Aldo Caviezel, Leiter Amt für Kultur des Kantons Zug

Das sieht auch Aldo Caviezel so, der Leiter des Amts für Kultur des Kantons. «Die Chollerhalle wird vielleicht etwas wegkommen müssen vom Konzept des Gastspiels. Mit Konzerten mit künstlerischem Anspruch lässt sich in diesem Rahmen schlicht kein Geld mehr verdienen – und, dass die Chollerhalle mittels sinnbefreiten Grossveranstaltungen zur trivialen Partyhütte verkommt, nur damit sie Einnahmen generiert, war nie Sinn und Zweck des Unterfangens.»

«Kopf lüften»

Auch Caviezel findet, die Chollerhalle sei nicht grundsätzlich falsch angelegt. Sie müsse aber zurückfinden zur ursprünglichen Ausrichtung. «Man muss jetzt einen Schritt zurück machen und schauen, wie sich die Bedürfnisse in Zug und der Zentralschweiz entwickelt haben. Den Kopf lüften und ihn für neue Ideen öffnen.»

Man müsse jetzt gewachsene Strukturen, Inhalte und Schwerpunkte überdenken und auf bestehende Bedürfnisse der Region eingehen, die nicht oder zu wenig bedient würden, sagt Caviezel. «Ein stark ausgewiesenes Bedürfnis des Zentralschweizer Kulturschaffens sind zum Beispiel großflächige Produktionsräume für die Entwicklung von Theater-, Tanz- oder Filmproduktionen.»

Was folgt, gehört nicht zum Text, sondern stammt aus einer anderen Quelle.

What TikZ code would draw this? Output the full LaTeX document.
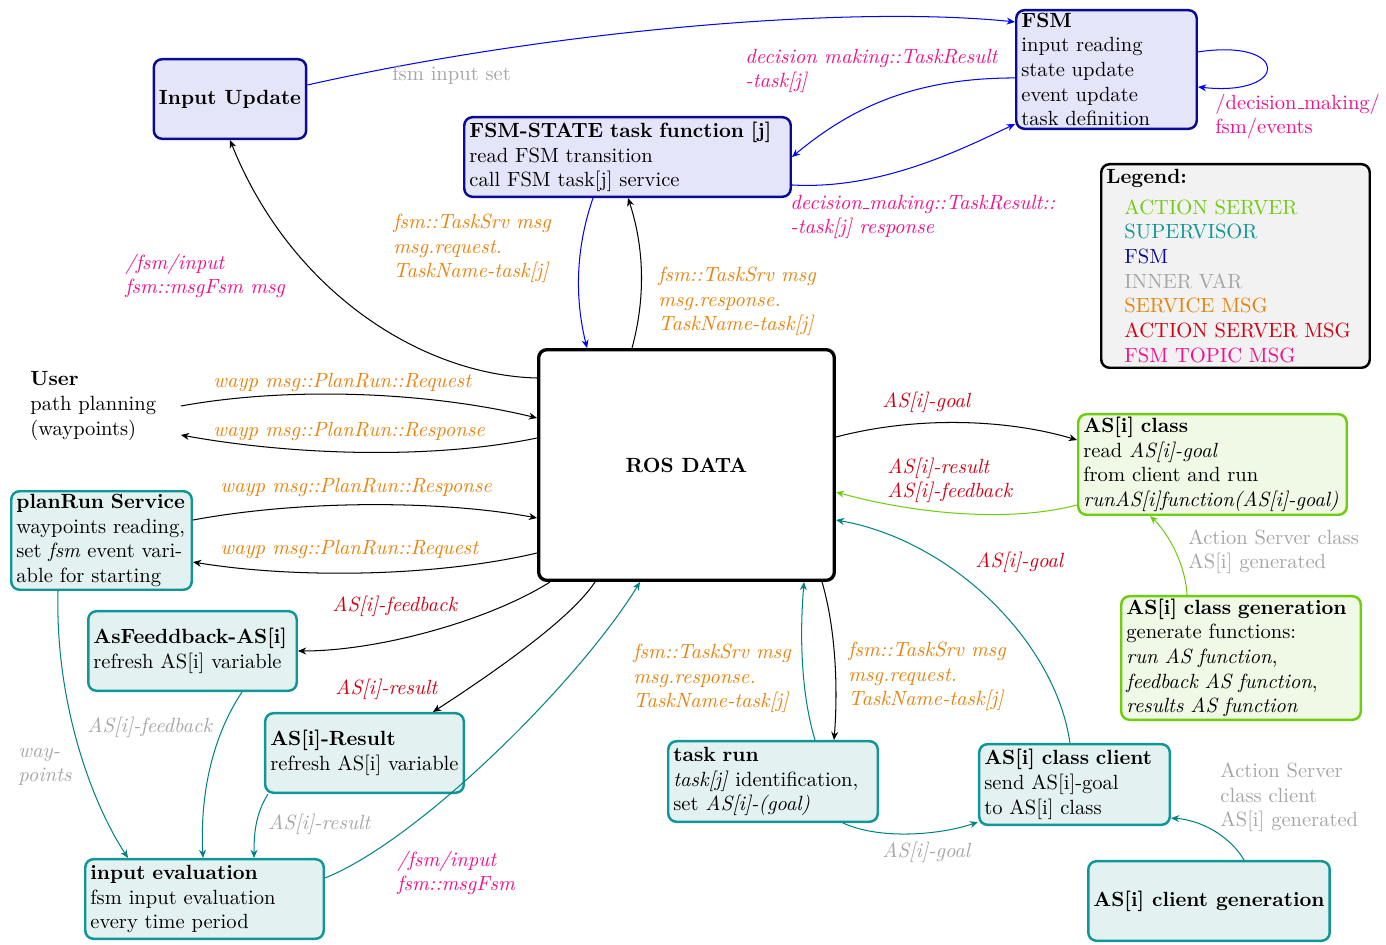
\documentclass[tikz,border=0pt]{standalone}
\usetikzlibrary{arrows.meta,calc}
\definecolor{fsmfill}{RGB}{229,229,250}
\definecolor{fsmdraw}{RGB}{10,10,150}
\definecolor{supfill}{RGB}{228,241,241}
\definecolor{supdraw}{RGB}{15,150,150}
\definecolor{asfill}{RGB}{240,248,230}
\definecolor{asdraw}{RGB}{110,205,15}
\definecolor{cteal}{RGB}{0,130,130}
\definecolor{cgray}{RGB}{165,165,165}
\definecolor{corange}{RGB}{232,130,10}
\definecolor{cred}{RGB}{210,0,20}
\definecolor{cpink}{RGB}{240,15,140}
\definecolor{legfill}{RGB}{242,242,242}
% narrow underscore rule
\newcommand{\ubar}{\leavevmode\kern.06em\vbox{\hrule width.3em}}
\begin{document}
\begin{tikzpicture}[x=0.4864pt,y=-0.4864pt,
  box/.style={rectangle, rounded corners=4pt, line width=1.2pt, inner xsep=2.5pt, inner ysep=1pt, align=left},
  fsmbox/.style={box, draw=fsmdraw, fill=fsmfill},
  supbox/.style={box, draw=supdraw, fill=supfill},
  asbox/.style={box, draw=asdraw, fill=asfill},
  arr/.style={-{Stealth[length=4pt,width=3.4pt]}, line width=0.5pt},
  lbl/.style={anchor=base west, inner sep=0pt, align=left}]
\useasboundingbox (0,0) rectangle (1386,945);

% ---------- nodes ----------
\node[fsmbox, minimum width=71.8pt, minimum height=38.7pt, align=center, font=\bfseries] (inp) at (230,99) {Input Update};
\node[fsmbox, text width=153.8pt, minimum height=38.7pt] (fst) at (627.5,157)
  {\textbf{FSM-STATE task function [j]}\\read FSM transition\\call FSM task[j] service};
\node[fsmbox, text width=82.8pt, minimum height=57.7pt, inner ysep=0.5pt] (fsm) at (1106.5,69.5)
  {\textbf{FSM}\\input reading\\state update\\event update\\task definition};
\node[box, draw=black, fill=legfill, text width=125.6pt, minimum height=99pt] (leg) at (1235.5,266)
  {\textbf{Legend:}\\[3pt]
   \hspace*{8.8pt}\textcolor{asdraw}{ACTION SERVER}\\
   \hspace*{8.8pt}\textcolor{supdraw}{SUPERVISOR}\\
   \hspace*{8.8pt}\textcolor{fsmdraw}{FSM}\\
   \hspace*{8.8pt}\textcolor{cgray}{INNER VAR}\\
   \hspace*{8.8pt}\textcolor{corange}{SERVICE MSG}\\
   \hspace*{8.8pt}\textcolor{cred}{ACTION SERVER MSG}\\
   \hspace*{8.8pt}\textcolor{cpink}{FSM TOPIC MSG}};
\node[box, draw=black, fill=white, line width=1.6pt, minimum width=143.8pt, minimum height=112.2pt, align=center, font=\bfseries] (ros) at (686.5,465) {ROS DATA};
\node[inner sep=0pt, text width=73pt, align=left, anchor=west] (user) at (30,406)
  {\textbf{User}\\path planning\\(waypoints)};
\node[supbox, text width=82.8pt, minimum height=47.9pt] (plan) at (101.5,540.5)
  {\textbf{planRun Service}\\waypoints reading,\\set \textit{fsm} event vari-\\able for starting};
\node[supbox, text width=96.4pt, minimum height=38.7pt] (fb) at (192.5,651)
  {\textbf{AsFeeddback-AS[i]}\\refresh AS[i] variable};
\node[supbox, text width=91.6pt, minimum height=38.7pt] (res) at (364.5,753)
  {\textbf{AS[i]-Result}\\refresh AS[i] variable};
\node[supbox, text width=111pt, minimum height=38.7pt] (ie) at (204.5,899)
  {\textbf{input evaluation}\\fsm input evaluation\\every time period};
\node[supbox, text width=96.9pt, minimum height=39.2pt] (tr) at (773,781.5)
  {\textbf{task run}\\\textit{task[j]} identification,\\set \textit{AS[i]-(goal)}};
\node[supbox, text width=87.7pt, minimum height=39.2pt] (cc) at (1074.5,784.5)
  {\textbf{AS[i] class client}\\send AS[i]-goal\\to AS[i] class};
\node[supbox, minimum width=116.5pt, minimum height=38.7pt, align=center, font=\bfseries] (cg) at (1209,901) {AS[i] client generation};
\node[asbox, text width=125.6pt, minimum height=48.9pt] (asc) at (1212.5,464.5)
  {\textbf{AS[i] class}\\read \textit{AS[i]-goal}\\from client and run\\\textit{runAS[i]function(AS[i]-goal)}};
\node[asbox, text width=111.5pt, minimum height=60.1pt] (ascg) at (1241,658)
  {\textbf{AS[i] class generation}\\generate functions:\\\textit{run AS function},\\\textit{feedback AS function},\\\textit{results AS function}};

% ---------- FSM links ----------
\draw[arr, blue] ($(inp.north east)+(0,27)$) .. controls +(245,-55) and +(-165,-17) .. ($(fsm.north west)+(0,13)$);
\draw[arr, blue] ($(fsm.north west)+(0,69)$) .. controls +(-100,0) and +(60,-50) .. (fst.east);
\draw[arr, blue] ($(fst.north east)+(0,69)$) .. controls +(88,5) and +(-55,26) .. ($(fsm.south west)+(0,-6)$);
\draw[arr, blue] ($(fsm.north east)+(0,43)$) .. controls +(92,-14) and +(92,10) .. ($(fsm.north east)+(0,78)$);
\draw[arr, blue] ($(fst.south west)+(130,0)$) .. controls +(-18,52) and +(-12,-48) .. ($(ros.north west)+(50,0)$);
\draw[arr] ($(ros.north west)+(95,0)$) .. controls +(13,-48) and +(17,52) .. ($(fst.south west)+(165,0)$);
\draw[arr] ($(ros.north west)+(0,30)$) .. controls +(-117,-3) and +(60,150) .. (inp.south);

% ---------- left side ----------
\draw[arr] (user.east) .. controls +(110,-20) and +(-107,-26) .. ($(ros.north west)+(0,70)$);
\draw[arr] ($(ros.north west)+(0,90)$) .. controls +(-107,22) and +(110,20) .. ($(user.east)+(0,29)$);
\draw[arr] ($(plan.north east)+(0,30)$) .. controls +(107,-20) and +(-97,-18) .. ($(ros.north west)+(0,170)$);
\draw[arr] ($(ros.north west)+(0,205)$) .. controls +(-107,25) and +(97,16) .. ($(plan.north east)+(0,72)$);
\draw[arr] ($(ros.south west)+(13,0)$) .. controls +(-60,38) and +(82,0) .. (fb.east);
\draw[arr] ($(ros.south west)+(58,0)$) .. controls +(-25,38) and +(57,-37) .. ($(res.north west)+(169,0)$);
\draw[arr, cteal] ($(ie.north east)+(0,20)$) .. controls +(95,-38) and +(-60,98) .. ($(ros.south west)+(103,0)$);
\draw[arr, cteal] ($(plan.south west)+(48,0)$) .. controls +(-3,109) and +(-38,-58) .. ($(ie.north west)+(44,0)$);
\draw[arr, cteal] ($(fb.south west)+(155,0)$) .. controls +(-32,48) and +(-3,-58) .. ($(ie.north west)+(119,0)$);
\draw[arr, cteal] ($(res.south west)+(4,0)$) .. controls +(-13,21) and +(0,-23) .. ($(ie.north west)+(170,0)$);

% ---------- bottom and right side ----------
\draw[arr, cteal] ($(tr.north west)+(148,0)$) .. controls +(-15,-50) and +(-4,48) .. ($(ros.south west)+(267,0)$);
\draw[arr] ($(ros.south west)+(285,0)$) .. controls +(14,48) and +(4,-50) .. ($(tr.north west)+(167,0)$);
\draw[arr, cteal] ($(tr.south west)+(176,0)$) .. controls +(37,17) and +(-38,13) .. ($(cc.south west)+(0,-4)$);
\draw[arr, cteal] ($(cc.north west)+(92,0)$) .. controls +(-15,-103) and +(114,20) .. ($(ros.north east)+(0,172)$);
\draw[arr] ($(ros.north east)+(0,89)$) .. controls +(84,-22) and +(-67,-20) .. ($(asc.north west)+(0,27)$);
\draw[arr, asdraw] ($(asc.south west)+(0,-11)$) .. controls +(-77,20) and +(64,18) .. ($(ros.north east)+(0,144)$);
\draw[arr, asdraw] ($(ascg.north west)+(67,0)$) .. controls +(-2,-35) and +(15,14) .. ($(asc.south west)+(73,0)$);
\draw[arr, cteal] ($(cg.north west)+(157,0)$) .. controls +(-15,-25) and +(29,2) .. ($(cc.south east)+(0,-8)$);

% ---------- labels (base = baseline of the last line) ----------
\node[lbl, text=cgray] (l1) at (392,81) {fsm input set};
\node[lbl, text=cpink, font=\itshape] (l2) at (745,88) {decision making::TaskResult\\-task[j]};
\node[lbl, text=cpink, font=\itshape] (l3) at (790,234) {decision\ubar making::TaskResult::\\-task[j] response};
\node[lbl, text=cpink] (l4) at (1215,134) {/decision\ubar making/\\fsm/events};
\node[lbl, text=corange, font=\itshape] (l5) at (393,278) {fsm::TaskSrv msg\\msg.request.\\TaskName-task[j]};
\node[lbl, text=corange, font=\itshape] (l6) at (658,331) {fsm::TaskSrv msg\\msg.response.\\TaskName-task[j]};
\node[lbl, text=cpink, font=\itshape] (l7) at (125,294) {/fsm/input\\fsm::msgFsm msg};
\node[lbl, text=corange, font=\itshape] (l8) at (213,388) {wayp msg::PlanRun::Request};
\node[lbl, text=corange, font=\itshape] (l9) at (213,437) {wayp msg::PlanRun::Response};
\node[lbl, text=corange, font=\itshape] (l10) at (220,493) {wayp msg::PlanRun::Response};
\node[lbl, text=corange, font=\itshape] (l11) at (220,555) {wayp msg::PlanRun::Request};
\node[lbl, text=cred, font=\itshape] (l12) at (332,612) {AS[i]-feedback};
\node[lbl, text=cred, font=\itshape] (l13) at (335,695) {AS[i]-result};
\node[lbl, text=cpink, font=\itshape] (l14) at (397,891) {/fsm/input\\fsm::msgFsm};
\node[lbl, text=corange, font=\itshape] (l15) at (633,708) {fsm::TaskSrv msg\\msg.response.\\TaskName-task[j]};
\node[lbl, text=corange, font=\itshape] (l16) at (848,706) {fsm::TaskSrv msg\\msg.request.\\TaskName-task[j]};
\node[lbl, text=cgray, font=\itshape] (l17) at (882,858) {AS[i]-goal};
\node[lbl, text=cred, font=\itshape] (l18) at (975,568) {AS[i]-goal};
\node[lbl, text=cred, font=\itshape] (l19) at (882,408) {AS[i]-goal};
\node[lbl, text=cred, font=\itshape] (l20) at (887,498) {AS[i]-result\\AS[i]-feedback};
\node[lbl, text=cgray] (l21) at (1188,569) {Action Server class\\AS[i] generated};
\node[lbl, text=cgray] (l22) at (1220,827) {Action Server\\class client\\AS[i] generated};
\node[lbl, text=cgray, font=\itshape] (l23) at (18,782) {way-\\points};
\node[lbl, text=cgray, font=\itshape] (l24) at (87,733) {AS[i]-feedback};
\node[lbl, text=cgray, font=\itshape] (l25) at (268,830) {AS[i]-result};
\end{tikzpicture}
\end{document}
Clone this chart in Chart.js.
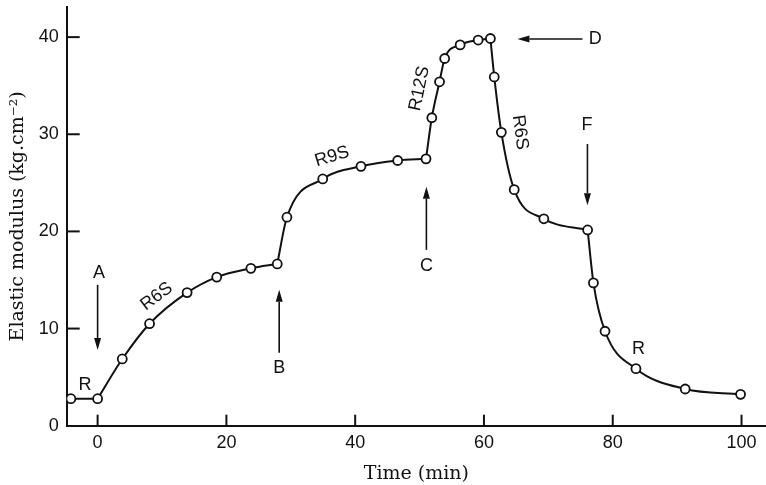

Nachfolger als Freelancer?

Dabei könnte es auch wichtig werden, die Vereine ins Boot zu holen, sagt Caviezel. «Die Halle ist der einzige Ort im Kanton Zug, in dem lokale Vereine keine oder punktuell kleine Sonderkonditionen erhalten.» Die Chollerhalle gehört der privaten AG Chollerhalle, die die Halle zu guten Konditionen an den Verein Chollerhalle vermietet. Trotzdem sei diese Miete auch zur Knacknuss geworden, sagt Gröber (zentral+ berichtete). «Da könnte man ansetzen um Lösungen zu finden», sagt Caviezel.  

«Ein weiterer Ansatz könnte die Geografie bieten: Die unmittelbare Nähe zum Kulturzentrum Galvanik bietet Synergiepotential, von dem beide Trägerschaften und Betriebe profitieren.» Der Dialog zwischen der öffentlichen Hand und dem Verein Chollerhalle sei offen und transparent, «Wir unterstützen den aktuellen Prozess beratend und konstruktiv zusammen mit der Stadt Zug und der Gemeinde Baar.»

Zurück zu den Wurzeln, hiesse das aber auch zurück zu mehr Ehrenamtlichkeit, zu einer weniger professionellen Ausrichtung? «Man könnte sich vielleicht auch vorstellen, einen Nachfolger für Andreas Gröber auf Freelance-Basis zu finden», sagt IG-Kultur-Chef Balmer. Wird es aber überhaupt möglich sein, jemanden zu finden? Gröber hat sich an den Umständen aufgerieben. «Ich bin überzeugt, dass der Verein Chollerhalle eine Lösung finden wird», sagt Balmer.